[START]

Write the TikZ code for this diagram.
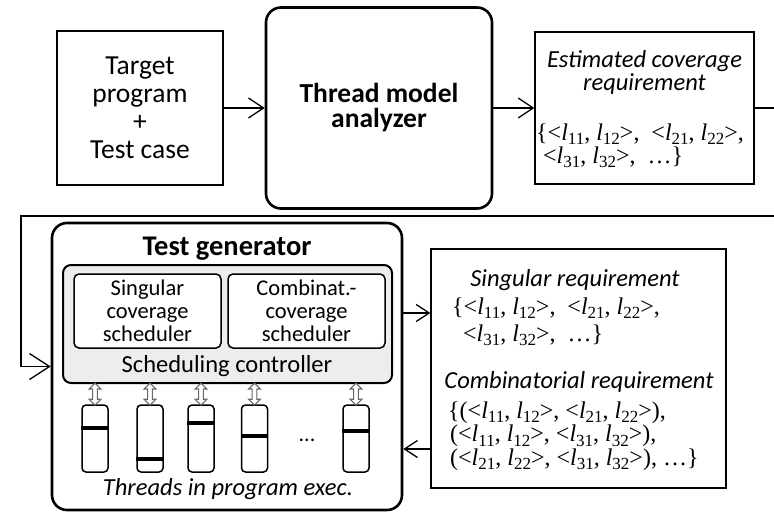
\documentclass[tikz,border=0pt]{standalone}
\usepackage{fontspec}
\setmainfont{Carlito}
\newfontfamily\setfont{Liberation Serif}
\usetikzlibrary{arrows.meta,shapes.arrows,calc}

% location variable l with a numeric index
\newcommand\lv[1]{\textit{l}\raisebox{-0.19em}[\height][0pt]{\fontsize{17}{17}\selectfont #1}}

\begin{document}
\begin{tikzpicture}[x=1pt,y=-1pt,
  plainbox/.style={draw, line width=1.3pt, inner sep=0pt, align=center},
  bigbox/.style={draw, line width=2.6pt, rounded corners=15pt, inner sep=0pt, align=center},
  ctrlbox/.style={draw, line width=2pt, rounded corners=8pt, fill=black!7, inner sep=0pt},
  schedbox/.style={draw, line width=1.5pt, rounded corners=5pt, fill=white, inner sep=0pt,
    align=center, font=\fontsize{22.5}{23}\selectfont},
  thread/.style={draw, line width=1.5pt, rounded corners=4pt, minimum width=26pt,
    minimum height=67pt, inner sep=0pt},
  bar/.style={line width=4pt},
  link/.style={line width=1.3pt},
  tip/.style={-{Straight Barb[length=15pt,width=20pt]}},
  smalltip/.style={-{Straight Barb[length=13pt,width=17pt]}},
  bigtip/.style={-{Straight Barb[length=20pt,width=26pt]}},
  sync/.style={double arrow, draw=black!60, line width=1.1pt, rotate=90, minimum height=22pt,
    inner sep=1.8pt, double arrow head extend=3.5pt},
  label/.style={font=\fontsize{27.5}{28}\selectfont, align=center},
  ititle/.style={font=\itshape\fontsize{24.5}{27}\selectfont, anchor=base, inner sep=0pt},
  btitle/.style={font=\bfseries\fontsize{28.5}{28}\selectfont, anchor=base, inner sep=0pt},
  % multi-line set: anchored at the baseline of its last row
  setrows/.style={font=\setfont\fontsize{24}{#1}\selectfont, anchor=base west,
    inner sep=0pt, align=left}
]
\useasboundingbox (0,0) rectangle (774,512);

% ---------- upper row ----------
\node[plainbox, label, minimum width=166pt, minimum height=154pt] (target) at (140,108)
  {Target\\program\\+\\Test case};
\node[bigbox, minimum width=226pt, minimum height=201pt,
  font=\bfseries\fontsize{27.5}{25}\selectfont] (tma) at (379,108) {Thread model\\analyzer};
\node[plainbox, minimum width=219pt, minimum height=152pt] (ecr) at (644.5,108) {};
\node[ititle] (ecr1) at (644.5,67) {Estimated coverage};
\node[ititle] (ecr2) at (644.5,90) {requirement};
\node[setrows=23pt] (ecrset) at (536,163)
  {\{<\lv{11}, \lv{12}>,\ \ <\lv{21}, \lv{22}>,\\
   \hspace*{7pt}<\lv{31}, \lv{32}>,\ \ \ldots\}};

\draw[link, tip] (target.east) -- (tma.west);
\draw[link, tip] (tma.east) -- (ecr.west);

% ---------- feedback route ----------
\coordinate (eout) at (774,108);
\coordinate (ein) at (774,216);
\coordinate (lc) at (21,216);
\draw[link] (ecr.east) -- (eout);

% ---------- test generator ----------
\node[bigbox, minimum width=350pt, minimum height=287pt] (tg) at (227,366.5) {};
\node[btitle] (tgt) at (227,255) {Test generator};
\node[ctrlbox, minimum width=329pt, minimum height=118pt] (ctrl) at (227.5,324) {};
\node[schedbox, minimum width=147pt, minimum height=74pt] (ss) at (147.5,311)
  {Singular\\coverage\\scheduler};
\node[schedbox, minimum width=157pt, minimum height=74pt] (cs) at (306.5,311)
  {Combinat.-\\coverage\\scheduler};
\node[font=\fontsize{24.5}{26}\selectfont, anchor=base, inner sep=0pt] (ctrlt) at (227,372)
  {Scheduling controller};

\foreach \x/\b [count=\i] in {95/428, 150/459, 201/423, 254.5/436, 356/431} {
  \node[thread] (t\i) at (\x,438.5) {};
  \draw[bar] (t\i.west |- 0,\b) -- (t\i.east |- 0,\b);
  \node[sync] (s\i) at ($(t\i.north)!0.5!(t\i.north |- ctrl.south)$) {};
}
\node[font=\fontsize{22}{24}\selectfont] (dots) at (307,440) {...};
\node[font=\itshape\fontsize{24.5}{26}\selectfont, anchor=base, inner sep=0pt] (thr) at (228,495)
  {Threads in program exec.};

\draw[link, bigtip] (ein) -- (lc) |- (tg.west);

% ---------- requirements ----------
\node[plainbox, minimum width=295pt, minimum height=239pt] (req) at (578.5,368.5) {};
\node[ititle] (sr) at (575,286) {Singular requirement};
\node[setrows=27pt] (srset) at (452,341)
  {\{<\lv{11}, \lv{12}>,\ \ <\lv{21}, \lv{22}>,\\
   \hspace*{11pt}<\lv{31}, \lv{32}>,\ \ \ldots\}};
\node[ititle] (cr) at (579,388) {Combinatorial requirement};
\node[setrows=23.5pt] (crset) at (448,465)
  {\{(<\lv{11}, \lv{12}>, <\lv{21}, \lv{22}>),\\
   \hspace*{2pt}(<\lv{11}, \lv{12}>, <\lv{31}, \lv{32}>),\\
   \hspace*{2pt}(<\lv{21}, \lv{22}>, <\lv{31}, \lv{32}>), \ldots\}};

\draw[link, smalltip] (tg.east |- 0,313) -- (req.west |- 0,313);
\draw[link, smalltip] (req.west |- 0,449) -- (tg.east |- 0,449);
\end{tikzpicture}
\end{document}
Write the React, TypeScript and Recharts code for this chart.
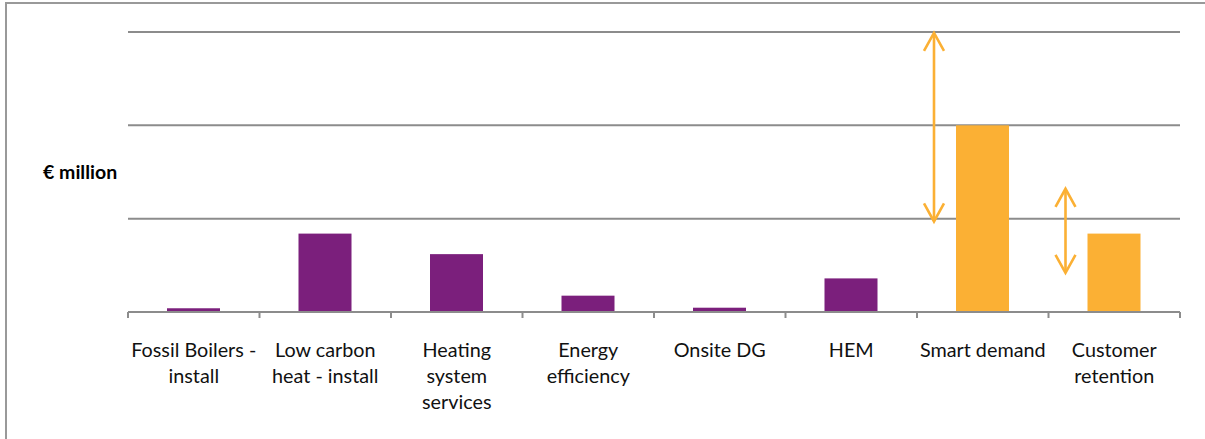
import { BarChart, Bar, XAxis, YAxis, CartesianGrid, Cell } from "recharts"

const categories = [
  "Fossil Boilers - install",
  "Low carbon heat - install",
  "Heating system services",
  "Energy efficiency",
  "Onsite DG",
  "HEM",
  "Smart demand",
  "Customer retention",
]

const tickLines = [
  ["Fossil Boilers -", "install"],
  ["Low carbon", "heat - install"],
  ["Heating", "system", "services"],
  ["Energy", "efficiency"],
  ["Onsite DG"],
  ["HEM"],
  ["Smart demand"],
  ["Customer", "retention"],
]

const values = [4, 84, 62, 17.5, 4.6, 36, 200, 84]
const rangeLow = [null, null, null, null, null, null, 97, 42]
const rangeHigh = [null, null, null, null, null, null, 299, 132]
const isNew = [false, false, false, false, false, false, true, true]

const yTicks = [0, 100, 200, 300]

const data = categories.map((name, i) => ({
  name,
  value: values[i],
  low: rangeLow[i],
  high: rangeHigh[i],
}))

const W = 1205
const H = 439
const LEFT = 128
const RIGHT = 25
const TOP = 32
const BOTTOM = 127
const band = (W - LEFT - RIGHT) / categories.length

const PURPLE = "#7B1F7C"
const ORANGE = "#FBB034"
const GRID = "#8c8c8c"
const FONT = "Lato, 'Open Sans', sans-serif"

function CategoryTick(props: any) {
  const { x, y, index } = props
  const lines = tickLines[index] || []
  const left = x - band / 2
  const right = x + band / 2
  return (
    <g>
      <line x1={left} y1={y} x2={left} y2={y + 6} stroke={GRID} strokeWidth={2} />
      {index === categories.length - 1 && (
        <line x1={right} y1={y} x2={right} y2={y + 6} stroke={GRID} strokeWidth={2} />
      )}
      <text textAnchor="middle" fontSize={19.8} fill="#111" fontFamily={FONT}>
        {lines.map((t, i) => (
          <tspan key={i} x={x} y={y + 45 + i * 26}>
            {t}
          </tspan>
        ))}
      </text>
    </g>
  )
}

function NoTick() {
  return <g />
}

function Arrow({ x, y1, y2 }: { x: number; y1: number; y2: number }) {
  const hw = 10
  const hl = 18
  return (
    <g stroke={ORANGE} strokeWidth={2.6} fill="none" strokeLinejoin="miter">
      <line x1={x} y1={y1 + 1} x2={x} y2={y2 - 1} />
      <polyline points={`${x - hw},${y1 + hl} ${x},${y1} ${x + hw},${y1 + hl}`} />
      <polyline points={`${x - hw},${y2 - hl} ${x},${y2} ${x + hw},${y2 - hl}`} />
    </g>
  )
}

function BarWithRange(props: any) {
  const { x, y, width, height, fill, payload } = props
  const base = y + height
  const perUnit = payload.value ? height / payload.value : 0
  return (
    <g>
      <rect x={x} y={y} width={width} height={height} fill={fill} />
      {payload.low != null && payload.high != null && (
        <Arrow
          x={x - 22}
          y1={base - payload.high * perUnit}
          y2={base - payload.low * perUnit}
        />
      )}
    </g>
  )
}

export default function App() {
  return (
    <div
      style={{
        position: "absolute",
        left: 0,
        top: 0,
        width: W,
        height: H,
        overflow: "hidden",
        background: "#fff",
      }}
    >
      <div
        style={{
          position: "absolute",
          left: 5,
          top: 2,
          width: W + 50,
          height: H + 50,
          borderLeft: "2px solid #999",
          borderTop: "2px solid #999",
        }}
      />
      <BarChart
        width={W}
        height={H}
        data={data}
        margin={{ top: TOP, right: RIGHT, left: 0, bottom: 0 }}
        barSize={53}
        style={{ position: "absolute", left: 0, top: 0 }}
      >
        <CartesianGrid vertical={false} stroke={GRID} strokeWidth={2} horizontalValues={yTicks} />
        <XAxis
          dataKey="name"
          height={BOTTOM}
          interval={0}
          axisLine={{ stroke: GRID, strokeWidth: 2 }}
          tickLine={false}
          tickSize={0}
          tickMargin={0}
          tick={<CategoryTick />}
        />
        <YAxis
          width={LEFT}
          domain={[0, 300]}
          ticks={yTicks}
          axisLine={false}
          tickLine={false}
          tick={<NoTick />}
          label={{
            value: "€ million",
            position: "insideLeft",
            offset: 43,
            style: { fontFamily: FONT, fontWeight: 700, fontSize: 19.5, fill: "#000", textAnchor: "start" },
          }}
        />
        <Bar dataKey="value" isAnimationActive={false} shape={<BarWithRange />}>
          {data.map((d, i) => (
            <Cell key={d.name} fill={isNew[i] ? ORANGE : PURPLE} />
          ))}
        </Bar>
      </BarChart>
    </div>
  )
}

[END]

Only the lines from the start of the records through the line containing "(0,0) rectangle (774,512);" should be repeated, word for word, with the pictures left out.

Write the TikZ code for this diagram.
\documentclass[tikz,border=0pt]{standalone}
\usepackage{fontspec}
\setmainfont{Carlito}
\newfontfamily\setfont{Liberation Serif}
\usetikzlibrary{arrows.meta,shapes.arrows,calc}

% location variable l with a numeric index
\newcommand\lv[1]{\textit{l}\raisebox{-0.19em}[\height][0pt]{\fontsize{17}{17}\selectfont #1}}

\begin{document}
\begin{tikzpicture}[x=1pt,y=-1pt,
  plainbox/.style={draw, line width=1.3pt, inner sep=0pt, align=center},
  bigbox/.style={draw, line width=2.6pt, rounded corners=15pt, inner sep=0pt, align=center},
  ctrlbox/.style={draw, line width=2pt, rounded corners=8pt, fill=black!7, inner sep=0pt},
  schedbox/.style={draw, line width=1.5pt, rounded corners=5pt, fill=white, inner sep=0pt,
    align=center, font=\fontsize{22.5}{23}\selectfont},
  thread/.style={draw, line width=1.5pt, rounded corners=4pt, minimum width=26pt,
    minimum height=67pt, inner sep=0pt},
  bar/.style={line width=4pt},
  link/.style={line width=1.3pt},
  tip/.style={-{Straight Barb[length=15pt,width=20pt]}},
  smalltip/.style={-{Straight Barb[length=13pt,width=17pt]}},
  bigtip/.style={-{Straight Barb[length=20pt,width=26pt]}},
  sync/.style={double arrow, draw=black!60, line width=1.1pt, rotate=90, minimum height=22pt,
    inner sep=1.8pt, double arrow head extend=3.5pt},
  label/.style={font=\fontsize{27.5}{28}\selectfont, align=center},
  ititle/.style={font=\itshape\fontsize{24.5}{27}\selectfont, anchor=base, inner sep=0pt},
  btitle/.style={font=\bfseries\fontsize{28.5}{28}\selectfont, anchor=base, inner sep=0pt},
  % multi-line set: anchored at the baseline of its last row
  setrows/.style={font=\setfont\fontsize{24}{#1}\selectfont, anchor=base west,
    inner sep=0pt, align=left}
]
\useasboundingbox (0,0) rectangle (774,512);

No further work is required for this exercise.